The Krein-Milman Lemma
The Krein-Milman Lemma
Recall from the Extreme Subsets and Extreme Points of a Set in a LCTVS page that if $X$ is a locally convex topological vector space and if $K$ is a nonempty convex subset of $X$ then a subset $E$ of $K$ is said to be an extreme subset of $K$ if $E$ is nonempty, closed, convex, and whenever $x \in E$ is such that $x = \lambda u + (1 - \lambda)v$ for some $\lambda \in [0,1]$ and $u, v \in K$ we have that $u, v \in E$.
We said that a point $x \in K$ is an extreme point of $K$ if $\{ x \}$ is an extreme subset of $K$.
| Lemma 1: Let $X$ be a locally convex topological vector space and let $K$ be a nonempty, convex, compact subset of $X$. If $f : X \to \mathbb{R}$ is linear and continuous then the set of points in $K$ for which $f$ attains its maximum value is an extreme subset of $K$. |
- Proof: Since $K$ is nonempty and compact, and $f : X \to \mathbb{R}$ is continuous, we have by the extreme value theorem that $f$ attains a maximum value on $K$. Let:
\begin{align} \quad m = \max_{k \in K} f(k) \end{align}
- Let:
\begin{align} \quad M = \{ k \in K : f(k) = m \} \end{align}
- Then $M$ is nonempty from above. Furthermore, since the singleton set $\{ m \}$ is closed in $\mathbb{R}$ and $f$ is continuous, $f^{-1}(\{ m \}) = M$ is closed. We now show that $M$ is convex.

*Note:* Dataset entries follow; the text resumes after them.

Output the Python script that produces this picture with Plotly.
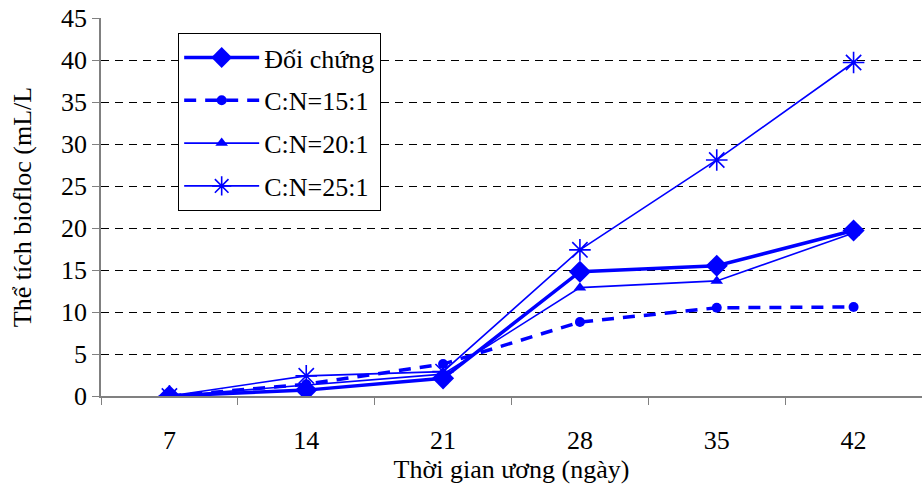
import plotly.graph_objects as go

days = ["7", "14", "21", "28", "35", "42"]
doi_chung = [0.0, 0.7, 2.1, 14.8, 15.5, 19.7]
cn15 = [0.0, 1.4, 3.8, 8.8, 10.5, 10.6]
cn20 = [0.0, 1.3, 2.6, 12.9, 13.7, 19.4]
cn25 = [0.0, 2.4, 2.9, 17.4, 28.1, 39.7]
y_ticks = [0, 5, 10, 15, 20, 25, 30, 35, 40, 45]

BLUE = "#0000FF"
FONT = "Liberation Serif, Times New Roman, serif"
FS = 26

fig = go.Figure()
fig.add_trace(go.Scatter(x=days, y=doi_chung, name="Đối chứng", mode="lines+markers",
                         line=dict(color=BLUE, width=3.5),
                         marker=dict(symbol="diamond", size=17, color=BLUE),
                         legendgroup="a"))
fig.add_trace(go.Scatter(x=days, y=cn15, name="C:N=15:1", mode="lines+markers",
                         line=dict(color=BLUE, width=3.5, dash="12px,9px"),
                         marker=dict(symbol="circle", size=10, color=BLUE),
                         legendgroup="b"))
fig.add_trace(go.Scatter(x=days, y=cn20, name="C:N=20:1", mode="lines+markers",
                         line=dict(color=BLUE, width=1.6),
                         marker=dict(symbol="triangle-up", size=11, color=BLUE),
                         legendgroup="c"))
fig.add_trace(go.Scatter(x=days, y=cn25, name="C:N=25:1", mode="lines+markers",
                         line=dict(color=BLUE, width=1.6),
                         marker=dict(symbol="asterisk-open", size=18, color=BLUE,
                                     line=dict(color=BLUE, width=1.6)),
                         legendgroup="d"))

fig.update_layout(
    width=922, height=497,
    margin=dict(l=101, r=0, t=18, b=101),
    paper_bgcolor="white", plot_bgcolor="white",
    font=dict(family=FONT, size=FS, color="black"),
    showlegend=True,
    legend=dict(x=0.094, y=0.96, xanchor="left", yanchor="top",
                bordercolor="black", borderwidth=1, bgcolor="white",
                font=dict(family=FONT, size=FS), itemwidth=75,
                tracegroupgap=6),
    xaxis=dict(type="category", showgrid=False, showline=True, linecolor="#808080",
               linewidth=1.5, ticks="outside", tickson="boundaries", ticklen=7,
               tickcolor="#808080", ticklabelstandoff=20,
               title=dict(text="Thời gian ương (ngày)", font=dict(family=FONT, size=FS), standoff=6),
               range=[-0.5, 5.5]),
    yaxis=dict(range=[0, 45], tickvals=y_ticks, showgrid=True, gridcolor="black",
               griddash="8px,6px", gridwidth=1, showline=True, linecolor="#808080",
               linewidth=1.5, ticks="outside", ticklen=7, tickcolor="#808080",
               zeroline=False,
               title=dict(text="Thể tích biofloc (mL/L", font=dict(family=FONT, size=FS), standoff=22)),
)

fig.write_html("out.html")
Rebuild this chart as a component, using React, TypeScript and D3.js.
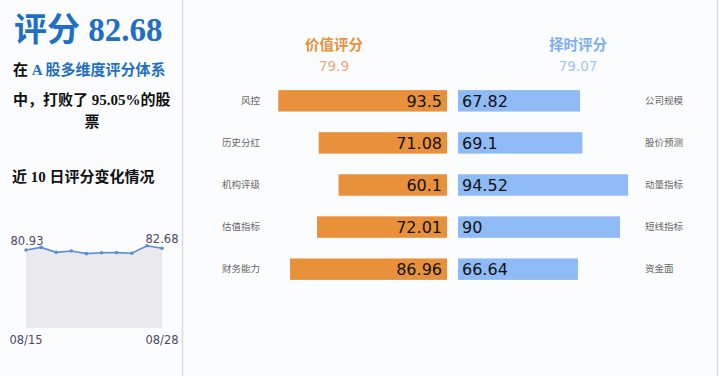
import React from "react";
import * as d3 from "d3";

const valueLabels = ["风控", "历史分红", "机构评级", "估值指标", "财务能力"];
const valueScores = [93.5, 71.08, 60.1, 72.01, 86.96];
const timingLabels = ["公司规模", "股价预测", "动量指标", "短线指标", "资金面"];
const timingScores = [67.82, 69.1, 94.52, 90, 66.64];
const valueTotal = "79.9";
const timingTotal = "79.07";
const totalScore = "82.68";
const beatPct = "95.05%";
const trendDates = ["08/15", "08/16", "08/19", "08/20", "08/21", "08/22", "08/23", "08/26", "08/27", "08/28"];
const trendScores = [80.93, 83.6, 78.5, 79.9, 77.2, 78.1, 78.2, 77.5, 85.3, 82.68];

const W = 720;
const H = 376;

export default function App() {
  const rows = d3.range(valueScores.length);
  const yBand = d3.scaleBand<number>().domain(rows).range([80, 290]).paddingInner(0.49).paddingOuter(0.24);
  const orangeX = d3.scaleLinear().domain([0, 100]).range([447, 266.5]);
  const blueX = d3.scaleLinear().domain([0, 100]).range([458, 638]);

  const sx = d3.scalePoint<string>().domain(trendDates).range([26, 162]);
  const sy = d3.scaleLinear().domain([0, 100]).range([328, 231.6]);
  const pts = trendScores.map((v, i) => ({ d: trendDates[i], v }));
  const area = d3.area<{ d: string; v: number }>().x((p) => sx(p.d)!).y0(sy(0)).y1((p) => sy(p.v));
  const line = d3.line<{ d: string; v: number }>().x((p) => sx(p.d)!).y((p) => sy(p.v));

  const cjk = "'Noto Sans CJK SC', 'DejaVu Sans', sans-serif";
  const serif = "'Liberation Serif', 'Noto Sans CJK SC', serif";
  const blueTitle = "#1f6fc5";

  return (
    <svg width={W} height={H} style={{ position: "absolute", left: 0, top: 0, display: "block" }}>
      <rect x={0} y={0} width={W} height={H} fill="#fbfcfe" />
      <line x1={182.5} x2={182.5} y1={0} y2={H} stroke="#d6dbe6" strokeWidth={1.5} />
      <line x1={717.5} x2={717.5} y1={0} y2={H} stroke="#d6dbe6" strokeWidth={1.5} />

      {/* left panel */}
      <text x={14} y={41} fontFamily={serif} fontWeight="bold" fontSize={33} fill={blueTitle}>
        评分 {totalScore}
      </text>
      <text x={13} y={75} fontFamily={serif} fontWeight="bold" fontSize={15} fill="#111">
        在 <tspan fill={blueTitle}>A 股多维度评分体系</tspan>
      </text>
      <text x={13} y={105} fontFamily={serif} fontWeight="bold" fontSize={15} fill="#111">
        中，打败了 {beatPct}的股
      </text>
      <text x={92} y={127} textAnchor="middle" fontFamily={serif} fontWeight="bold" fontSize={15} fill="#111">
        票
      </text>
      <text x={12} y={182} fontFamily={serif} fontWeight="bold" fontSize={15} fill="#111">
        近 10 日评分变化情况
      </text>

      <path d={area(pts)!} fill="#e9e9ee" />
      <path d={line(pts)!} fill="none" stroke="#5a8ed8" strokeWidth={1.6} />
      {pts.map((p) => (
        <circle key={p.d} cx={sx(p.d)} cy={sy(p.v)} r={1.8} fill="#5a8ed8" />
      ))}
      <text x={sx(trendDates[0])! + 1} y={sy(trendScores[0]) - 5} textAnchor="middle" fontFamily="'DejaVu Sans', sans-serif" fontSize={11.5} fill="#4e4866">
        {trendScores[0]}
      </text>
      <text x={sx(trendDates[trendDates.length - 1])!} y={sy(trendScores[trendScores.length - 1]) - 5} textAnchor="middle" fontFamily="'DejaVu Sans', sans-serif" fontSize={11.5} fill="#4e4866">
        {trendScores[trendScores.length - 1]}
      </text>
      <text x={26} y={344} textAnchor="middle" fontFamily="'DejaVu Sans', sans-serif" fontSize={11.5} fill="#4e4866">
        {trendDates[0]}
      </text>
      <text x={162} y={344} textAnchor="middle" fontFamily="'DejaVu Sans', sans-serif" fontSize={11.5} fill="#4e4866">
        {trendDates[trendDates.length - 1]}
      </text>

      {/* headers */}
      <text x={334} y={50} textAnchor="middle" fontFamily={cjk} fontWeight="bold" fontSize={14.5} fill="#e8913a">
        价值评分
      </text>
      <text x={334} y={71} textAnchor="middle" fontFamily="'DejaVu Sans', sans-serif" fontSize={13.5} fill="#eaa878">
        {valueTotal}
      </text>
      <text x={578} y={50} textAnchor="middle" fontFamily={cjk} fontWeight="bold" fontSize={14.5} fill="#7eaef0">
        择时评分
      </text>
      <text x={578} y={71} textAnchor="middle" fontFamily="'DejaVu Sans', sans-serif" fontSize={13.5} fill="#a3c4ee">
        {timingTotal}
      </text>

      {rows.map((i) => {
        const y = yBand(i)!;
        const h = yBand.bandwidth();
        const cy = y + h / 2;
        return (
          <g key={i}>
            <rect x={orangeX(valueScores[i])} y={y} width={orangeX(0) - orangeX(valueScores[i])} height={h} fill="#e8913a" />
            <text x={orangeX(0) - 5} y={cy} dy="0.36em" textAnchor="end" fontFamily="'DejaVu Sans', sans-serif" fontSize={16} fill="#111">
              {valueScores[i]}
            </text>
            <rect x={blueX(0)} y={y} width={blueX(timingScores[i]) - blueX(0)} height={h} fill="#8ebaf6" />
            <text x={blueX(0) + 4} y={cy} dy="0.36em" fontFamily="'DejaVu Sans', sans-serif" fontSize={16} fill="#111">
              {timingScores[i]}
            </text>
            <text x={260} y={cy} dy="0.35em" textAnchor="end" fontFamily={cjk} fontSize={9.5} fill="#666">
              {valueLabels[i]}
            </text>
            <text x={645} y={cy} dy="0.35em" fontFamily={cjk} fontSize={9.5} fill="#666">
              {timingLabels[i]}
            </text>
          </g>
        );
      })}
    </svg>
  );
}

- Let $k_1, k_2 \in M$ and let $\lambda \in [0, 1]$. Let $k = \lambda k_1 + (1 - \lambda)k_2$. Then by the linearity of $f$:
\begin{align} \quad f(k) = f(\lambda k_1) + f((1 - \lambda)k_2) = \lambda f(k_1) + (1 - \lambda) f(k_2) = \lambda m + (1 - \lambda) m = m \end{align}
- So $k \in M$, i.e., $M$ is convex.
- Lastly, let $x \in M$ and suppose that $x = \lambda u + (1 - \lambda) v$ for some $u, v \in K$. Since $u, v \in K$ we must have that $f(u) \leq m$ and $f(v) \leq m$. So:
\begin{align} \quad m = f(x) = f(\lambda u + (1 - \lambda) v) = \lambda f(u) + (1 - \lambda) f(v) \leq \lambda m + (1 - \lambda) m \end{align}
- Therefore:
\begin{align} \quad \lambda f(u) + (1 - \lambda) f(v) = m \end{align}
- Which implies that $f(u) = m$ and $f(v) = m$, that is, $u, v \in M$. So $M$ is an extreme subset of $K$. $\blacksquare$
| Lemma 2 (The Krein-Milman Lemma): Let $X$ be a locally convex topological vector space and let $K$ be a nonempty convex, compact subset of $X$. Then $K$ has an extreme point. |
The Krein-Milman lemma tells us that every nonempty convex and compact subset of a locally convex topological vector space has an extreme point.